[Dataset rows]:
------------------------------------------------
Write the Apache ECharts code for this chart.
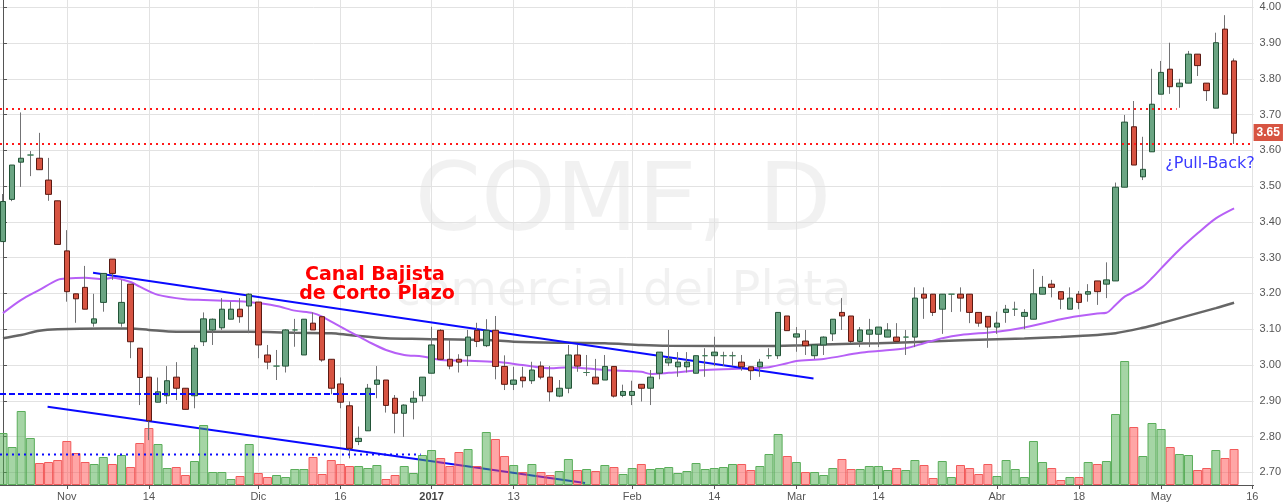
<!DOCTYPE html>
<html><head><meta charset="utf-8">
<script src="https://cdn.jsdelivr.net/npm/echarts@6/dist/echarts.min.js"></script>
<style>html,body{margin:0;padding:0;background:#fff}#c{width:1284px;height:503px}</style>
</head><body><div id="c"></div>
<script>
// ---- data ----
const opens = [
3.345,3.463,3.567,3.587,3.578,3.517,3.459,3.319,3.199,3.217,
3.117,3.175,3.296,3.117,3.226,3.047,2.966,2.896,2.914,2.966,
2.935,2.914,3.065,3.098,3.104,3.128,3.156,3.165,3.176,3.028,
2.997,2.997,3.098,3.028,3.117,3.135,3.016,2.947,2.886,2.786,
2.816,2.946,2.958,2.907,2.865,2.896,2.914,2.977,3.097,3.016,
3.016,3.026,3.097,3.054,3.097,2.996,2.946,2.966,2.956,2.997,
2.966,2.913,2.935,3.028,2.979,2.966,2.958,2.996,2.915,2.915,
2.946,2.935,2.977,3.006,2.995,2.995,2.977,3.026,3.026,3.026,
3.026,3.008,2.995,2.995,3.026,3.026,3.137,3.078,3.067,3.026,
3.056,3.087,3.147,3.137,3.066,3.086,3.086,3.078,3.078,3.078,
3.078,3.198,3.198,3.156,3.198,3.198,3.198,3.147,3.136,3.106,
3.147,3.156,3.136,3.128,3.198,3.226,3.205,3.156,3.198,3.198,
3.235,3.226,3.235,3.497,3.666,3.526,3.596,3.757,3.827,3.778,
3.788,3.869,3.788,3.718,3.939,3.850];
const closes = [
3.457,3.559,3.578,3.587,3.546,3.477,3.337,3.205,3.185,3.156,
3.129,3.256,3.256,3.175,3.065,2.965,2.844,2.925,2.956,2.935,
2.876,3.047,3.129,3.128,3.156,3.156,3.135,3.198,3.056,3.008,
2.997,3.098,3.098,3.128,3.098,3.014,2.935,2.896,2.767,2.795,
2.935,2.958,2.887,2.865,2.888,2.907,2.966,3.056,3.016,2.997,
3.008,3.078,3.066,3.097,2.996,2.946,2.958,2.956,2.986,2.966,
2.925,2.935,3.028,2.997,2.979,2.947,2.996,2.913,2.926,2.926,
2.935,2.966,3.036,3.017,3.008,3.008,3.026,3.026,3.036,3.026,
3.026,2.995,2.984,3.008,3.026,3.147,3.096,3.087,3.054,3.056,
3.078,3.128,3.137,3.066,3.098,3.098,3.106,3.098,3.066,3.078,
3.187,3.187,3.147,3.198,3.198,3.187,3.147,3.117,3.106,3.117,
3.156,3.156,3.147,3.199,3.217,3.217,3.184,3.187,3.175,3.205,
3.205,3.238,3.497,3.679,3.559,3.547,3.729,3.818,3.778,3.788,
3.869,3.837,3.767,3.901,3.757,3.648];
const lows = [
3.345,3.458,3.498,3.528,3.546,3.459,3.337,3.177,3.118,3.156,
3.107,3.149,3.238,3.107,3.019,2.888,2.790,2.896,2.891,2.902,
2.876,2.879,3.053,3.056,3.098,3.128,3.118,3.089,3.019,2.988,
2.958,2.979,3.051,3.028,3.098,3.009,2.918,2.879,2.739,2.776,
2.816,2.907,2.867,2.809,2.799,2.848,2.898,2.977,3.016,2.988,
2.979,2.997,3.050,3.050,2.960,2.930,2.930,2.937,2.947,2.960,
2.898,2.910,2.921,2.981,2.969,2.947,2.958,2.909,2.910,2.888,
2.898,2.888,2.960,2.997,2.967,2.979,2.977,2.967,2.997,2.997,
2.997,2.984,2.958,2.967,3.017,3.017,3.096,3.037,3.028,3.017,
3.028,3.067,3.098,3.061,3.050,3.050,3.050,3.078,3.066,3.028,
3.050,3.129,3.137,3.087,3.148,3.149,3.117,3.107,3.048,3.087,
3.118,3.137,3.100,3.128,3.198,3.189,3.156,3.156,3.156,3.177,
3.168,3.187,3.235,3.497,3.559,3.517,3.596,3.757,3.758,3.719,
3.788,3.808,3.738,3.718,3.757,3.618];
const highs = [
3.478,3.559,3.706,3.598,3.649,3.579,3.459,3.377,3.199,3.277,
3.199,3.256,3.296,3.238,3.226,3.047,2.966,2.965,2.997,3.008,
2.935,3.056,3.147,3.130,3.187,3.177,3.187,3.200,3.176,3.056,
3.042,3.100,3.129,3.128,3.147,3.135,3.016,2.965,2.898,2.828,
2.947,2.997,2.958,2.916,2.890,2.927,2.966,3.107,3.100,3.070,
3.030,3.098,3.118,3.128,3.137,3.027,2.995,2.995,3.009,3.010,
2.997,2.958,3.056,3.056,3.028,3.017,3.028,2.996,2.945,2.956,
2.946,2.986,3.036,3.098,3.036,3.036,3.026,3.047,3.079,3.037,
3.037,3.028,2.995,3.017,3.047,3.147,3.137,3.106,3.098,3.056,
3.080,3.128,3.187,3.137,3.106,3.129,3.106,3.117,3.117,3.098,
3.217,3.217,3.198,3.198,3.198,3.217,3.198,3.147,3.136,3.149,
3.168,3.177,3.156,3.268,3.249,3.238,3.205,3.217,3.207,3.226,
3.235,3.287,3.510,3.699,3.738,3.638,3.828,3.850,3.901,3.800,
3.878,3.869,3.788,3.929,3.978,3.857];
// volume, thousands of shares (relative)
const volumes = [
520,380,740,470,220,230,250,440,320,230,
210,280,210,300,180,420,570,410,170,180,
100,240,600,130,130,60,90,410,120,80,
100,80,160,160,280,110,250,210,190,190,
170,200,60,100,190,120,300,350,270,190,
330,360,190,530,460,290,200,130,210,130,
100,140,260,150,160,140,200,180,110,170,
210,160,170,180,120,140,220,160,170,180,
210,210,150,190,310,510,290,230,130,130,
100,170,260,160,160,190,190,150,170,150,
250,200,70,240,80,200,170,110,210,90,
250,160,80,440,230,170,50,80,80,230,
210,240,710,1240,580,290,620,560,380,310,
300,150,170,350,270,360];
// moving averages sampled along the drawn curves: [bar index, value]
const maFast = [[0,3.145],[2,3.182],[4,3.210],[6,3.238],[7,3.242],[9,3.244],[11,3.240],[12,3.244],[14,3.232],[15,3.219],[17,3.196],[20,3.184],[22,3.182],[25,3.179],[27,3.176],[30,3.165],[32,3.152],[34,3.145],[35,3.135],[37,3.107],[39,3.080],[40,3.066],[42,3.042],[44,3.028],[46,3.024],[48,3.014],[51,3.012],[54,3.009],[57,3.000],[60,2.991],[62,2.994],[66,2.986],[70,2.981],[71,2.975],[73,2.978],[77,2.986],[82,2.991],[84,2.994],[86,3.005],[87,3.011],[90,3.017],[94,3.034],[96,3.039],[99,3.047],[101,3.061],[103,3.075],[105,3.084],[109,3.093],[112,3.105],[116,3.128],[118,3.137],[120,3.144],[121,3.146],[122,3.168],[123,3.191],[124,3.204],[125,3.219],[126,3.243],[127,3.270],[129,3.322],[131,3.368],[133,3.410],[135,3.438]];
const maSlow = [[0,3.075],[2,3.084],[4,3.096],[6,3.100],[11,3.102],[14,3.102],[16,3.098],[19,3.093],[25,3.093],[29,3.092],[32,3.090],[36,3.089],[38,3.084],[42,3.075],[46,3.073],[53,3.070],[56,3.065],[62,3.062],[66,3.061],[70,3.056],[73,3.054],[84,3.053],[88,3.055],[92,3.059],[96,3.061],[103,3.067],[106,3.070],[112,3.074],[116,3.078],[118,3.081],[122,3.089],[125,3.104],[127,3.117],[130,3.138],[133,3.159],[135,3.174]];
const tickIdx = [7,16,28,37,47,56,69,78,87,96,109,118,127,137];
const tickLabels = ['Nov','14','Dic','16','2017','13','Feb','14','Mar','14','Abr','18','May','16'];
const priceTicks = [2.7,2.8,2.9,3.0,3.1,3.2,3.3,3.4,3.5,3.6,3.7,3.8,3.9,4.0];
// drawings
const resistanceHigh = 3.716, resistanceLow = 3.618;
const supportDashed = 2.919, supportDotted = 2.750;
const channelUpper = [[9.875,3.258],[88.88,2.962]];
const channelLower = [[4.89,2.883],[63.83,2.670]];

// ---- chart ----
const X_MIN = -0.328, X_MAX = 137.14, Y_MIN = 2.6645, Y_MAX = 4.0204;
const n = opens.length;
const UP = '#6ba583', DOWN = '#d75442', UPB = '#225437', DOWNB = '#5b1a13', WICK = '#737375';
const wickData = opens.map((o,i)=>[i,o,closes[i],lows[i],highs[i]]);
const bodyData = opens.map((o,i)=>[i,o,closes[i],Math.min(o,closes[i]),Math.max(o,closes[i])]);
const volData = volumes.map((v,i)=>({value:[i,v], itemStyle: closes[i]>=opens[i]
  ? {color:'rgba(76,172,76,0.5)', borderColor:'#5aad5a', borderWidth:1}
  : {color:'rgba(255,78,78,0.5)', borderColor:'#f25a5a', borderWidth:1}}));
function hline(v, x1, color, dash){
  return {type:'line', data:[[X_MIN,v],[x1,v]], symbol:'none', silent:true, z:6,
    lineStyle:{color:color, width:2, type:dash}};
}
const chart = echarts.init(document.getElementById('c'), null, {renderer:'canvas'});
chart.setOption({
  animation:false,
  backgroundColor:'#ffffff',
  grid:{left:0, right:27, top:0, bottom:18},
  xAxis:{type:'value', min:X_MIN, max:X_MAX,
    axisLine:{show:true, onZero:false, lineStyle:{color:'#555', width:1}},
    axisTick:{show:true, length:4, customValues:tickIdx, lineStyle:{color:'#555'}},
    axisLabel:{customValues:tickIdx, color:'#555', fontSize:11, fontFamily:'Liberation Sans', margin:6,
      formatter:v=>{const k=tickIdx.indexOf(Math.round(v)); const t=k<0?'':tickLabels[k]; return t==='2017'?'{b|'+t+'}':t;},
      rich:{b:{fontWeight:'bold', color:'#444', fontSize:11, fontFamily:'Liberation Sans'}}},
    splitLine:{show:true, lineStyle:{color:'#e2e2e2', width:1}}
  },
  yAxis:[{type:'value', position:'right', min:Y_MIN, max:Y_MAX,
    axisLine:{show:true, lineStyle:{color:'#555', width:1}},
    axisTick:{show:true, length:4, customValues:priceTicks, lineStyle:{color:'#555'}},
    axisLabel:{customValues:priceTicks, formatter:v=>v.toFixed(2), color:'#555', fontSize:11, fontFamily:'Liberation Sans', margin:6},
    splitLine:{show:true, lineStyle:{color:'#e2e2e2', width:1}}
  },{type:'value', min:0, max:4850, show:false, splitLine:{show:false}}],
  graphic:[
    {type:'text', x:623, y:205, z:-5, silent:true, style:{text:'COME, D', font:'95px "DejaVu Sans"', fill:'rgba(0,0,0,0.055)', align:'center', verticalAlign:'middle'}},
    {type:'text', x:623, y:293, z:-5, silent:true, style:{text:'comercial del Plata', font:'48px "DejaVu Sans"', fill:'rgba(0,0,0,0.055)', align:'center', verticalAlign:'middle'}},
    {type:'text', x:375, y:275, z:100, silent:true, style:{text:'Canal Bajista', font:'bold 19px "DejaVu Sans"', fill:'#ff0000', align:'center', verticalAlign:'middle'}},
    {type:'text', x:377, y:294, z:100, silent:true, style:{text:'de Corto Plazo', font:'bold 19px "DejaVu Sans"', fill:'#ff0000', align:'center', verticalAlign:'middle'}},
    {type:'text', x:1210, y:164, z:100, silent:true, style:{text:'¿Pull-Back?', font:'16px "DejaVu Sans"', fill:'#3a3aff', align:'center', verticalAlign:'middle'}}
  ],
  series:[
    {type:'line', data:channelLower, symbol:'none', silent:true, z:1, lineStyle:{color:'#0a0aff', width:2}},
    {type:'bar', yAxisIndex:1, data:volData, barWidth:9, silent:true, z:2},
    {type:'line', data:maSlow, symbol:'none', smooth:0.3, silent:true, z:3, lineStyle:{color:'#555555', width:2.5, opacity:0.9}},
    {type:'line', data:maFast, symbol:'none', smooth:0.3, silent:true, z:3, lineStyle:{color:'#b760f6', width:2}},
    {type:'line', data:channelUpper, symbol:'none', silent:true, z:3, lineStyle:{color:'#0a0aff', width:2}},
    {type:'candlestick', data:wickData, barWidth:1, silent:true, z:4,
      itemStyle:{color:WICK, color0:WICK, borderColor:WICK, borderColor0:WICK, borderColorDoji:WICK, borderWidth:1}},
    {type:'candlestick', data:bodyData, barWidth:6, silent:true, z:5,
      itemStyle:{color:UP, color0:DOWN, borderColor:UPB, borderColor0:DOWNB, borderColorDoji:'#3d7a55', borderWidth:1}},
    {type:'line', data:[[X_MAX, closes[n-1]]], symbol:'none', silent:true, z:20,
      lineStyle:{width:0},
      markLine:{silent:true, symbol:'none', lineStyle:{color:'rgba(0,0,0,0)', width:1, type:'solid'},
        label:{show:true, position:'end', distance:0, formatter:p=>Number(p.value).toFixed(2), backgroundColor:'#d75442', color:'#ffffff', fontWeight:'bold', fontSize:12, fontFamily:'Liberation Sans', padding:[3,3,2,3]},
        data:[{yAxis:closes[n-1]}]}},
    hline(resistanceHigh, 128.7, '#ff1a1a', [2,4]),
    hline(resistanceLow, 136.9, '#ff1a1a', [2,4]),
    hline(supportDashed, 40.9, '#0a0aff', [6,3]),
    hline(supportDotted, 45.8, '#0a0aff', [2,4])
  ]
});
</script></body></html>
------------------------------------------------
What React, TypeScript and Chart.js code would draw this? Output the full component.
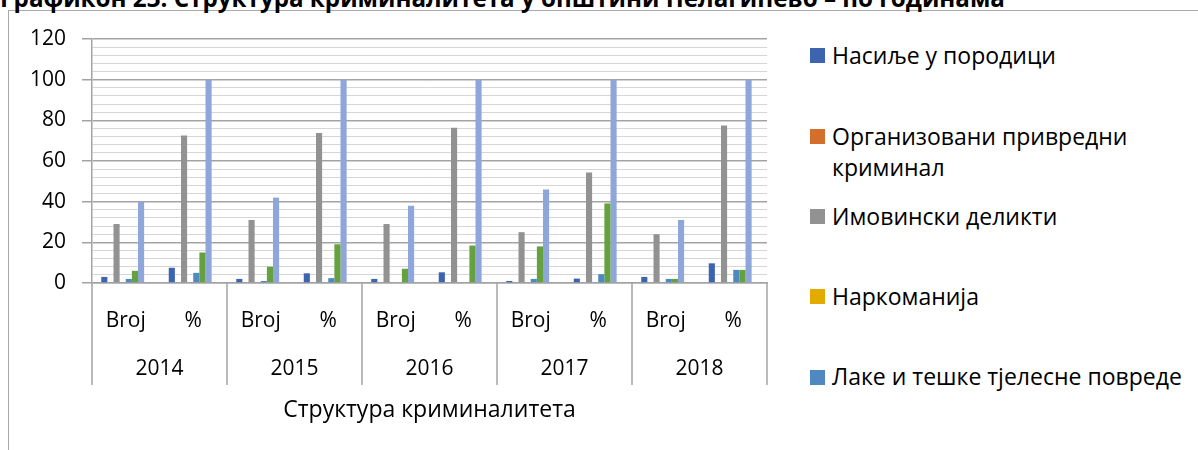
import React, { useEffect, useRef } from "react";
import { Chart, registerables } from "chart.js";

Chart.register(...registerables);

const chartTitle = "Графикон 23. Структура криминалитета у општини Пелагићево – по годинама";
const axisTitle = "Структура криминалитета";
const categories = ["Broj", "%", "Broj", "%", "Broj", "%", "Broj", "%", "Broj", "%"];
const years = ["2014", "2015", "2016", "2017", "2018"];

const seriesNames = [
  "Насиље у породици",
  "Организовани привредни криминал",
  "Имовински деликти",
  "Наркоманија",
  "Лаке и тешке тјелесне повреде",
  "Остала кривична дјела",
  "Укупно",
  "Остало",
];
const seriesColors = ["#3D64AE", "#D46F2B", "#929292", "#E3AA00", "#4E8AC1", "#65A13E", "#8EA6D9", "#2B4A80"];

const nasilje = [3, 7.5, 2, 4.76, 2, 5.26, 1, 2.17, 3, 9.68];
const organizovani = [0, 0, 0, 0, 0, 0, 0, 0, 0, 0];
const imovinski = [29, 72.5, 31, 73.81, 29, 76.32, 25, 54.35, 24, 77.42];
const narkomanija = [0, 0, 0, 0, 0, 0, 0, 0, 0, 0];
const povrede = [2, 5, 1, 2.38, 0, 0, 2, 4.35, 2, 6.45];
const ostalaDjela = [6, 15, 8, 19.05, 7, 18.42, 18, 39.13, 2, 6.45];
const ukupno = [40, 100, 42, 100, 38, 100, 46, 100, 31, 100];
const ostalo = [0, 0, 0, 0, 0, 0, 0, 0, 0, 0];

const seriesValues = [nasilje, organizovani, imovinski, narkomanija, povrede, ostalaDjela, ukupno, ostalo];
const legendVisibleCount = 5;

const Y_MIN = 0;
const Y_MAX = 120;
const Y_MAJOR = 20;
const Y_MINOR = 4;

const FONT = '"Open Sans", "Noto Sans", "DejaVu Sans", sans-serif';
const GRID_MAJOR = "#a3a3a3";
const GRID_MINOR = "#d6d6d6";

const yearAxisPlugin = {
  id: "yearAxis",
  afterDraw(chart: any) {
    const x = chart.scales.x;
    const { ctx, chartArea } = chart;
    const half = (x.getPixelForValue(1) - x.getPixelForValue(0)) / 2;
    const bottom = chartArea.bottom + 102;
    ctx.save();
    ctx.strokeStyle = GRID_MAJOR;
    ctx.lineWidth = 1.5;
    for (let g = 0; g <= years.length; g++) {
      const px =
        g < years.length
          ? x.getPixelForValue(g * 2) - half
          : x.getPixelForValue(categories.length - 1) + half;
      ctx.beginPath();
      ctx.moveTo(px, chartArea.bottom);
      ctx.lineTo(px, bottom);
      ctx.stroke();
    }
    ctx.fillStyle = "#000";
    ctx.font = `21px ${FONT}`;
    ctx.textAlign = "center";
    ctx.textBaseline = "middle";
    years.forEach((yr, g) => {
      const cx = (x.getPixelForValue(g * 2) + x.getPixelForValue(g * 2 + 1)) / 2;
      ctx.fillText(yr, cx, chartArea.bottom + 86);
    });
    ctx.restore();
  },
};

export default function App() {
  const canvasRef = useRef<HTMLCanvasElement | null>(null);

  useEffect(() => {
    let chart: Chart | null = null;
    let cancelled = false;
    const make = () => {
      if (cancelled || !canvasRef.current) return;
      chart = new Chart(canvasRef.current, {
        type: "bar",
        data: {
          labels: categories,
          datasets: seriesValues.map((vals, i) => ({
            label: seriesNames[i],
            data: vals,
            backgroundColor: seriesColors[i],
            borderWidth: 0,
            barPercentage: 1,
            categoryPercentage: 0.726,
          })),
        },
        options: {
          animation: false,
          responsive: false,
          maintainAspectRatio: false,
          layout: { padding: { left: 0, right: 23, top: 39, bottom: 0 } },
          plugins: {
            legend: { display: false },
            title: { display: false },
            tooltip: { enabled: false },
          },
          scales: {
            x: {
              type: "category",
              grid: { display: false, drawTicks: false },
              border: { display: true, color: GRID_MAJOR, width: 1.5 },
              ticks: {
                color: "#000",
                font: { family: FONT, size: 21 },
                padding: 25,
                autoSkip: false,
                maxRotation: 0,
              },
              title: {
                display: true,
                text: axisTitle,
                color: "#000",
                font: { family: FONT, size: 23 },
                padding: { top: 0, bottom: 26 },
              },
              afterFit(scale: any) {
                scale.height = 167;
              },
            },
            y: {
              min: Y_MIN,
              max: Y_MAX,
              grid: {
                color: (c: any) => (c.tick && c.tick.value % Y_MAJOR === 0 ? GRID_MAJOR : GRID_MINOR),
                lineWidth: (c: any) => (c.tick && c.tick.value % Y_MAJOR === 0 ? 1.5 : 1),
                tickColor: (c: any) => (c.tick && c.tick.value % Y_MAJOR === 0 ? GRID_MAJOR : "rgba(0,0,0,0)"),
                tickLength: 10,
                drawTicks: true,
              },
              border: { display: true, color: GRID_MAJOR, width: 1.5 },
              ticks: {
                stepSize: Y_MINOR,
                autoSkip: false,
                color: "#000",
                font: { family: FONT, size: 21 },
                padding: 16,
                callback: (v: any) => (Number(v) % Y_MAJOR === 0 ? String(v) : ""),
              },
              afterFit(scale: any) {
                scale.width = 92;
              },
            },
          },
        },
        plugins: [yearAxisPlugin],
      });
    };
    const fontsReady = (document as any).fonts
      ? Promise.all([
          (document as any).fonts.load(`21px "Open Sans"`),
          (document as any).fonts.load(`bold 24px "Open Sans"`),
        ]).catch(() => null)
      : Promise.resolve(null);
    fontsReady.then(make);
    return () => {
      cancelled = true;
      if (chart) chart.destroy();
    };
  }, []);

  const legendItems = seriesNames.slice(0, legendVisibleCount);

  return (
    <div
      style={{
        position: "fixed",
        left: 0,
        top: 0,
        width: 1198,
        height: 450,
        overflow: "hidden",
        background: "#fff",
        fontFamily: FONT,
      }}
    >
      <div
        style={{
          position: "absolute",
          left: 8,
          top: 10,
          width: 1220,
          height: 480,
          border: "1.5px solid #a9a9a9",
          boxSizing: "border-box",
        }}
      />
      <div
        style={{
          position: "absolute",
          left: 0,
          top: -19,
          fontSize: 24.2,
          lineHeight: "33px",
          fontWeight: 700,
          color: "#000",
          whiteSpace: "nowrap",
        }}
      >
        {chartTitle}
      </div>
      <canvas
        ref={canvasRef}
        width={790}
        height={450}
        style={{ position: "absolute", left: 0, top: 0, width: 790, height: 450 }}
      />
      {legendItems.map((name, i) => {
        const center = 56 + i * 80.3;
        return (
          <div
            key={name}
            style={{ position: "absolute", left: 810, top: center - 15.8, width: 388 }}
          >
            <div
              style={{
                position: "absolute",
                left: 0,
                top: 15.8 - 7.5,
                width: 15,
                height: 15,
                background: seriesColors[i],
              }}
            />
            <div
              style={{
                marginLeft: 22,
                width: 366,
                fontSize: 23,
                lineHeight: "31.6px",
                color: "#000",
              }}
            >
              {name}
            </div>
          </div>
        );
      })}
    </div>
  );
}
------------------------------------------------
[SET EXERCISE]: Both the line with "What React, TypeScript" and the line with "const Y_MINOR = 4;" are included: reproduce them and every line between, exactly, with pictures omitted.

[EXPECTED ANSWER]:
What React, TypeScript and Chart.js code would draw this? Output the full component.
import React, { useEffect, useRef } from "react";
import { Chart, registerables } from "chart.js";

Chart.register(...registerables);

const chartTitle = "Графикон 23. Структура криминалитета у општини Пелагићево – по годинама";
const axisTitle = "Структура криминалитета";
const categories = ["Broj", "%", "Broj", "%", "Broj", "%", "Broj", "%", "Broj", "%"];
const years = ["2014", "2015", "2016", "2017", "2018"];

const seriesNames = [
  "Насиље у породици",
  "Организовани привредни криминал",
  "Имовински деликти",
  "Наркоманија",
  "Лаке и тешке тјелесне повреде",
  "Остала кривична дјела",
  "Укупно",
  "Остало",
];
const seriesColors = ["#3D64AE", "#D46F2B", "#929292", "#E3AA00", "#4E8AC1", "#65A13E", "#8EA6D9", "#2B4A80"];

const nasilje = [3, 7.5, 2, 4.76, 2, 5.26, 1, 2.17, 3, 9.68];
const organizovani = [0, 0, 0, 0, 0, 0, 0, 0, 0, 0];
const imovinski = [29, 72.5, 31, 73.81, 29, 76.32, 25, 54.35, 24, 77.42];
const narkomanija = [0, 0, 0, 0, 0, 0, 0, 0, 0, 0];
const povrede = [2, 5, 1, 2.38, 0, 0, 2, 4.35, 2, 6.45];
const ostalaDjela = [6, 15, 8, 19.05, 7, 18.42, 18, 39.13, 2, 6.45];
const ukupno = [40, 100, 42, 100, 38, 100, 46, 100, 31, 100];
const ostalo = [0, 0, 0, 0, 0, 0, 0, 0, 0, 0];

const seriesValues = [nasilje, organizovani, imovinski, narkomanija, povrede, ostalaDjela, ukupno, ostalo];
const legendVisibleCount = 5;

const Y_MIN = 0;
const Y_MAX = 120;
const Y_MAJOR = 20;
const Y_MINOR = 4;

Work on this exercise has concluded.